Movie review by Greg Carlson

We are less than two months into the new year and “Chronicle” isn’t even the first movie to feature the gimmick suggesting that its entire story was compiled from found material shot by characters on personal camcorders and supplemented by news footage and security tapes. That dubious distinction belongs to “The Devil Inside,” a failed rehash of every cliché of the exorcism genre that feels plagiarized from first frame to last. In “Chronicle,” director Josh Trank and screenwriter Max Landis, working from a story they co-wrote, angle for the superhero/science fiction action thriller instead, and their movie operates like a mashup of the “X-Men” series and “Cloverfield.”

Although the ideological origins of the phony documentary technique date back at least as far as “Cannibal Holocaust” in 1980, the contemporary popularity of the “recovered footage” genre/style owes nearly everything to “The Blair Witch Project” in 1999, which collected more than a quarter of a billon dollars on a final budget of less than one million. No matter how well constructed (and who supposedly edits these things into tidy feature-length entertainments anyway?), the home movie approach carries with it the constant threat of irritation and annoyance at the deliberately jittery handheld compositions and the artifice of the confessional and direct camera address.

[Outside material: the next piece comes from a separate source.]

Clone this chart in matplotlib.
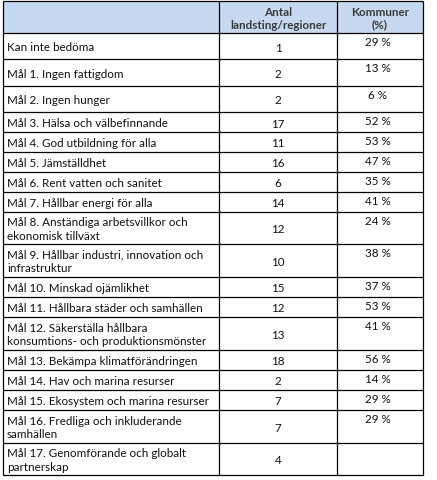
import matplotlib.pyplot as plt
from matplotlib.patches import Rectangle

plt.rcParams['font.family'] = ['Lato', 'DejaVu Sans']

headers = ["", "Antal\nlandsting/regioner", "Kommuner\n(%)"]
goals = [
    "Kan inte bedöma",
    "Mål 1. Ingen fattigdom",
    "Mål 2. Ingen hunger",
    "Mål 3. Hälsa och välbefinnande",
    "Mål 4. God utbildning för alla",
    "Mål 5. Jämställdhet",
    "Mål 6. Rent vatten och sanitet",
    "Mål 7. Hållbar energi för alla",
    "Mål 8. Anständiga arbetsvillkor och\nekonomisk tillväxt",
    "Mål 9. Hållbar industri, innovation och\ninfrastruktur",
    "Mål 10. Minskad ojämlikhet",
    "Mål 11. Hållbara städer och samhällen",
    "Mål 12. Säkerställa hållbara\nkonsumtions- och produktionsmönster",
    "Mål 13. Bekämpa klimatförändringen",
    "Mål 14. Hav och marina resurser",
    "Mål 15. Ekosystem och marina resurser",
    "Mål 16. Fredliga och inkluderande\nsamhällen",
    "Mål 17. Genomförande och globalt\npartnerskap",
]
landsting = [1, 2, 2, 17, 11, 16, 6, 14, 12, 10, 15, 12, 13, 18, 2, 7, 7, 4]
kommuner = [29, 13, 6, 52, 53, 47, 35, 41, 24, 38, 37, 53, 41, 56, 14, 29, 29, None]

# layout in pixels (row boundaries, column boundaries)
row_y = [2, 34, 60, 87, 113, 133, 153, 173, 193, 213, 245, 278, 298, 318,
         351, 371, 391, 411, 444, 476]
col_x = [3, 219, 337, 423]

fig = plt.figure(figsize=(4.37, 4.81), dpi=100)
ax = fig.add_axes([0, 0, 1, 1])
ax.set_xlim(0, 437)
ax.set_ylim(481, 0)
ax.axis('off')

fs = 8.4
ax.add_patch(Rectangle((col_x[0], row_y[0]), col_x[-1] - col_x[0], row_y[1] - row_y[0],
                       facecolor='#c6d9f1', edgecolor='none'))
for j in (1, 2):
    ax.text((col_x[j] + col_x[j + 1]) / 2, (row_y[0] + row_y[1]) / 2 + 1, headers[j],
            ha='center', va='center', fontsize=fs, fontweight='bold', color='#3a3a3a',
            linespacing=1.15)

for i, g in enumerate(goals):
    top, bot = row_y[i + 1], row_y[i + 2]
    mid = (top + bot) / 2
    ax.text(col_x[0] + 4, mid + 0.5, g, ha='left', va='center', fontsize=fs,
            color='#111111', linespacing=1.25)
    ax.text((col_x[1] + col_x[2]) / 2, mid + 1, str(landsting[i]), ha='center', va='center',
            fontsize=fs, color='#111111')
    if kommuner[i] is not None:
        ax.text((col_x[2] + col_x[3]) / 2 - 2, top + 3, f"{kommuner[i]} %", ha='center',
                va='top', fontsize=fs, color='#111111')

lw = 0.9
ax.hlines(row_y, col_x[0], col_x[-1], color='black', lw=lw)
ax.vlines(col_x, row_y[0], row_y[-1], color='black', lw=lw)

fig.savefig('out.png', dpi=100, facecolor='white')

Bullied Seattle teen Andrew Detmer (Dane DeHaan) religiously archives the events of his life with his prized video camera, from the regular abuse of his alcoholic father to the painful decline of his cancer-stricken mother. Along with his better-adjusted cousin Matt (Alex Russell) and the popular quarterback Steve (Michael B. Jordan), Andrew attends a late night party where the trio acquires supernatural abilities after coming into contact with a crystalline substance deep inside a mysterious hole in the ground. Learning to control their telekinetic powers, the boys triangulate into id (Andrew’s unchecked wish fulfillment), ego (Steve’s calm and more measured skill development) and superego (Matt’s moral centeredness and sense of conscience).

While “Chronicle” fails to overcome its superficial philosophizing – Nietzsche’s name is perhaps deliberately unspoken even though several other thinkers are referenced – the impressive deployment of visual effects juices the action with a handful of genuinely stimulating scenes. As the young men teach themselves to fly, the ever-present camera journeys skyward with them, presenting a bird’s eye view of freedom in the clouds as good as anything in films with much bigger budgets. Most of the depictions of mind over matter succeed precisely because they seem exactly like the sort of stunts teenagers with newfound gifts would attempt.

Most disappointingly, “Chronicle” adheres strictly to a male point of view, miserably failing the Bechdel Test even though one promising female character played by Ashley Hinshaw shares Andrew’s penchant for near non-stop personal video recording. Initially, Hinshaw’s Casey appears to be headed toward a position as a voice of reason, but the script rapidly pigeonholes her as a passive love interest for Matt, and she essentially fades from prominent view. By the last act, Andrew’s supervillain act backs “Chronicle” into a familiar corner, and the story has nowhere to go but down.